Anthony’s wealthy family wanted him to be a great nobleman, but for the sake of Christ he became a poor Franciscan priest.
When the remains of Saint Bernard and his companions, the first Franciscan martyrs were brought to be buried in his church, Anthony was moved to leave his order, enter the Friars Minor, and go to Morocco to evangelize. Shipwrecked at Sicily, he joined some other brothers who were going to the church in Portiuncula. He lived in a cave at San Paolo leaving only to attend Mass and sweep the nearby monastery. One day when a scheduled speaker failed to appear, the brothers pressed him into speaking. He impressed them so that he was thereafter constantly travelling and preaching.
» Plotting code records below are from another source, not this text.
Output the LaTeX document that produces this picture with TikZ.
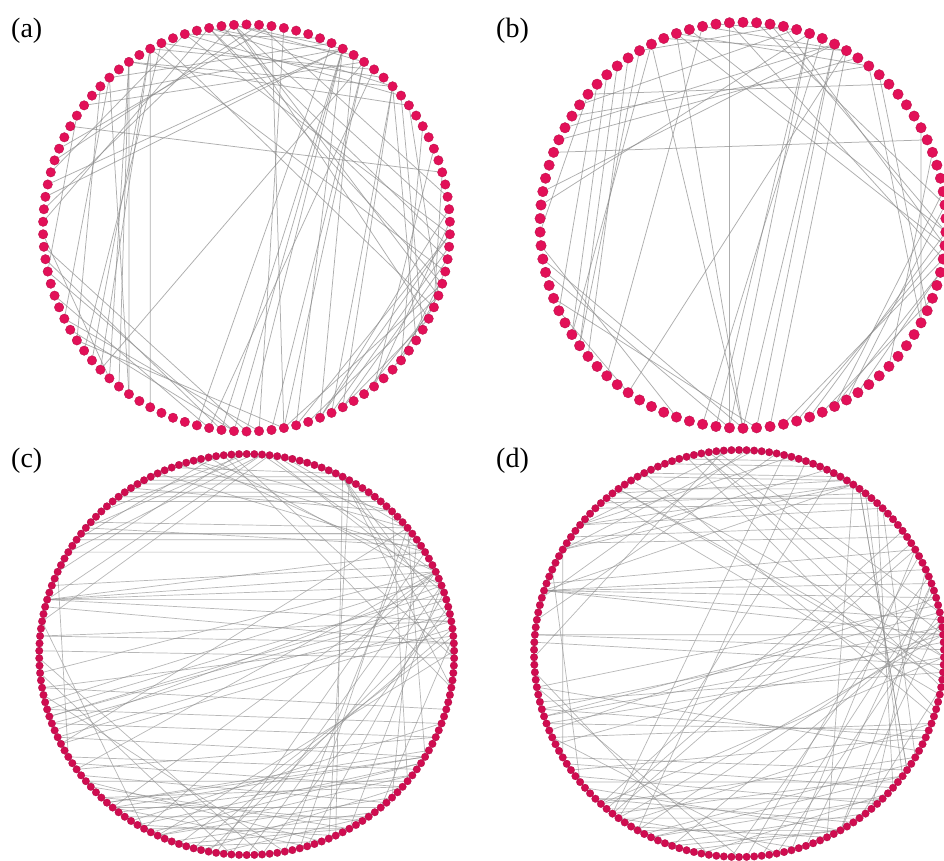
\documentclass[tikz,border=0pt]{standalone}
\usepackage{fontspec}
\setmainfont{Liberation Serif}
\pgfdeclarelayer{background}
\pgfsetlayers{background,main}
\definecolor{nodeA}{RGB}{226,16,88}
\definecolor{nodeC}{RGB}{208,12,80}
\tikzset{
  dotA/.style={circle, fill=nodeA, draw=nodeA!80!black, line width=0.3pt, inner sep=0pt, minimum size=9.5pt},
  dotB/.style={dotA, minimum size=10.5pt},
  dotC/.style={circle, fill=nodeC, draw=nodeC!80!black, line width=0.2pt, inner sep=0pt, minimum size=7.6pt},
  edgeAB/.style={draw=black!45, line width=0.75pt, opacity=0.7},
  edgeCD/.style={draw=black!45, line width=0.7pt, opacity=0.62},
  plabel/.style={font=\fontsize{28}{28}\selectfont, inner sep=0pt, anchor=north west}
}
\newcommand\chord[5]{%
  \pgfmathtruncatemacro\cia{mod(round((90-(#3))/360*#2)+5*#2,#2)}%
  \pgfmathtruncatemacro\cib{mod(round((90-(#4))/360*#2)+5*#2,#2)}%
  \draw[#5] (#1-\cia) -- (#1-\cib);}
\begin{document}
\begin{tikzpicture}[x=1pt,y=-1pt]
\useasboundingbox (0,0) rectangle (944,861);

% ---------- nodes ----------
\foreach \i in {0,...,101}{
  \pgfmathsetmacro\ang{90-\i/102*360}
  \node[dotA] (a-\i) at ({246.5+203.5*cos(\ang)},{228-203.5*sin(\ang)}) {};
}
\foreach \i in {0,...,93}{
  \pgfmathsetmacro\ang{90-\i/94*360}
  \node[dotB] (b-\i) at ({743+203*cos(\ang)},{225.3-203*sin(\ang)}) {};
}
\foreach \i in {0,...,169}{
  \pgfmathsetmacro\ang{90-\i/170*360}
  \node[dotC] (c-\i) at ({246.7+207.5*cos(\ang)},{654.5-200.5*sin(\ang)}) {};
}
\foreach \i in {0,...,169}{
  \pgfmathsetmacro\ang{90-\i/170*360}
  \node[dotC] (d-\i) at ({739+205*cos(\ang)},{653.5-203.5*sin(\ang)}) {};
}

% ---------- labels ----------
\node[plabel] (la) at (11,18) {(a)};
\node[plabel] (lb) at (496,18) {(b)};
\node[plabel] (lc) at (11,448) {(c)};
\node[plabel] (ld) at (496,448) {(d)};

% ---------- edges ----------
\begin{pgfonlayer}{background}
\fill[white] (0,0) rectangle (944,861);
\foreach \p/\q in {95/2, 97/-4, 99/-15, 92/-20, 95/-25, 88/10, 102/-8, 106/0,
  99/45, 95/63, 92/56, 102/59, 106/41, 124/45, 120/52, 142/56, 138/63, 131/66, 127/38, 113/48, 109/70,
  63/266, 63/262, 60/270, 56/277, 56/281, 63/284, 52/259, 45/295, 45/300, 81/274, 66/255, 59/290, 84/281,
  0/284, 0/290, -4/295, -8/300, -15/281, -20/288, -25/300, -22/305, 2/310, -11/320, -18/315, 6/292,
  17/-22, 31/-40, 45/-34, 41/-30, 24/-50, 38/-18,
  149/17, 223/53, 170/62, 166/60, 173/95, 160/88,
  124/227, 120/223, 124/230, 117/220, 131/205, 127/234, 113/216, 135/212,
  191/266, 188/262, 184/270, 198/259, 205/272, 209/266, 213/281,
  177/99, 163/106, 156/84, 234/131, 241/120, 145/191, 180/228, 113/-22, 120/-14}
  {\chord{a}{102}{\p}{\q}{edgeAB}}

\foreach \p/\q in {94/266, 160/24, 108/270, 108/-5, 104/0, 113/58, 110/52, 70/262, 70/266, 68/258,
  62/270, 62/274, 58/278, 50/-30, 47/-26, 78/-5, 82/-2, 86/5, 92/-10, -8/282, -5/285, 0/290, 5/300,
  -12/295, -15/305, -20/292, 10/298, 129/215, 125/220, 132/212, 122/218, 135/205, 175/70, 170/62,
  188/270, 195/266, 200/274, 116/270, 235/58, 148/50, 152/62, 144/74, 156/56, 140/45, 213/118,
  205/236, 30/-30, 120/80, 100/60, 180/140, 185/250, 226/100, 20/-45, 74/96}
  {\chord{b}{94}{\p}{\q}{edgeAB}}

\foreach \p/\q in {120/60, 118/62, 121/58, 128/52, 131/49, 126/55, 144/36, 142/38, 146/34, 140/32,
  138/40, 150/30, 124/45, 112/65, 62/296, 60/293,
  164/16, 164/20, 164/24, 164/10, 164/30, 166/4, 160/26, 175/9, 175/4, 178/0,
  197/16, 199/14, 201/12, 195/18, 203/20, 205/10, 193/22, 207/8, 190/5, 185/24,
  86/164, 86/150, 88/140, 84/170, 90/135, 86/24, 84/18, 82/30, 94/0, 96/-10, 80/40, 92/155, 98/145,
  24/230, 24/240, 24/215,
  220/320, 225/318, 230/310, 235/305, 240/300, 228/330, 215/335, 245/315, 250/300, 210/325,
  218/312, 232/322, 238/296, 242/328, 248/308, 222/300, 236/340, 212/318, 226/304, 244/322,
  254/292, 258/318, 262/306, 230/288, 220/292,
  340/195, 335/200, 345/190, 330/205,
  266/24, 262/30, 270/20, 275/14, 280/36, 284/40, 288/18,
  330/230, 332/228, 328/238, 180/275, 186/265, 192/280,
  8/255, 5/250, 12/260, 2/245, 62/10, 62/0, 62/-10,
  110/40, 105/45, 115/30, 104/24, 100/20,
  155/210, 207/40, 170/240, 45/-40, 40/-30, 35/-45, 300/20, 310/5}
  {\chord{c}{170}{\p}{\q}{edgeCD}}

\foreach \p/\q in {125/55, 130/50, 128/58, 163/56, 150/56, 140/56, 56/295, 54/-35,
  163/10, 163/15, 163/20, 163/5, 163/25, 160/30, 174/6, 174/2, 176/-3,
  195/8, 197/3, 199/12, 201/0, 193/-5, 203/16, 206/6, 190/14,
  100/-2, 100/-10, 98/5, 104/-15, 96/12, 77/232, 62/235, 70/240,
  8/240, 5/235, 10/250, 0/228, 335/195, 338/200, 332/190, 340/205,
  220/320, 225/315, 230/310, 235/305, 240/300, 228/330, 215/335, 245/315, 250/300, 210/325,
  218/312, 232/322, 238/296, 242/328, 248/308, 222/300, 236/340, 212/318, 226/304, 244/322,
  256/300, 260/316, 234/286,
  268/22, 272/28, 276/18, 280/12, 284/30, 230/33, 232/30, 228/38,
  127/-5, 125/-8, 130/-12, 122/-2, 118/-18,
  120/58, 118/60, 135/48, 132/52, 140/45, 145/40, 112/66, 108/70, 148/35,
  52/-38, 48/-42, 55/-35, 45/-30, 88/165, 85/150, 92/140, 80/170, 95/180,
  150/210, 155/220, 185/262, 190/270, 205/280, 20/-60, 25/-50, 300/10, 305/-10, 290/20, 65/150, 75/140}
  {\chord{d}{170}{\p}{\q}{edgeCD}}
\end{pgfonlayer}
\end{tikzpicture}
\end{document}
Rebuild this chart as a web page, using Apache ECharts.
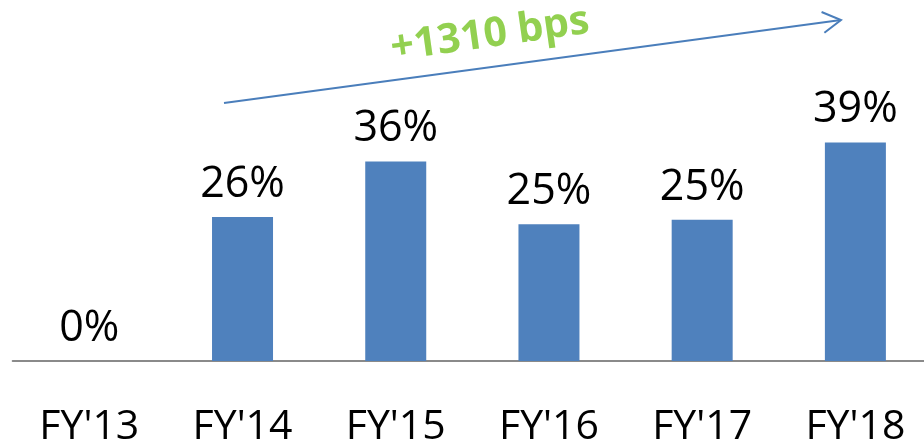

He taught theology through Italy and France.
A gifted speaker, he attracted crowds everywhere he went, speaking in multiple tongues; legend says that even the fish loved to listen. One of the most beloved of saints, his images and statues are found everywhere – though none of them portray him as a heavy-set man, which some reports claim he was
One source of the well-known patronage for the recovery of lost objects comes from a legend that, long after Anthony’s death, his old prayer book was kept as a treasured relic, and one day it disappeared. People prayed for help in finding the lost item. A novice found it and returned it; he later admitted that he had “borrowed” the book and returned it after receiving a vision of an angry Anthony.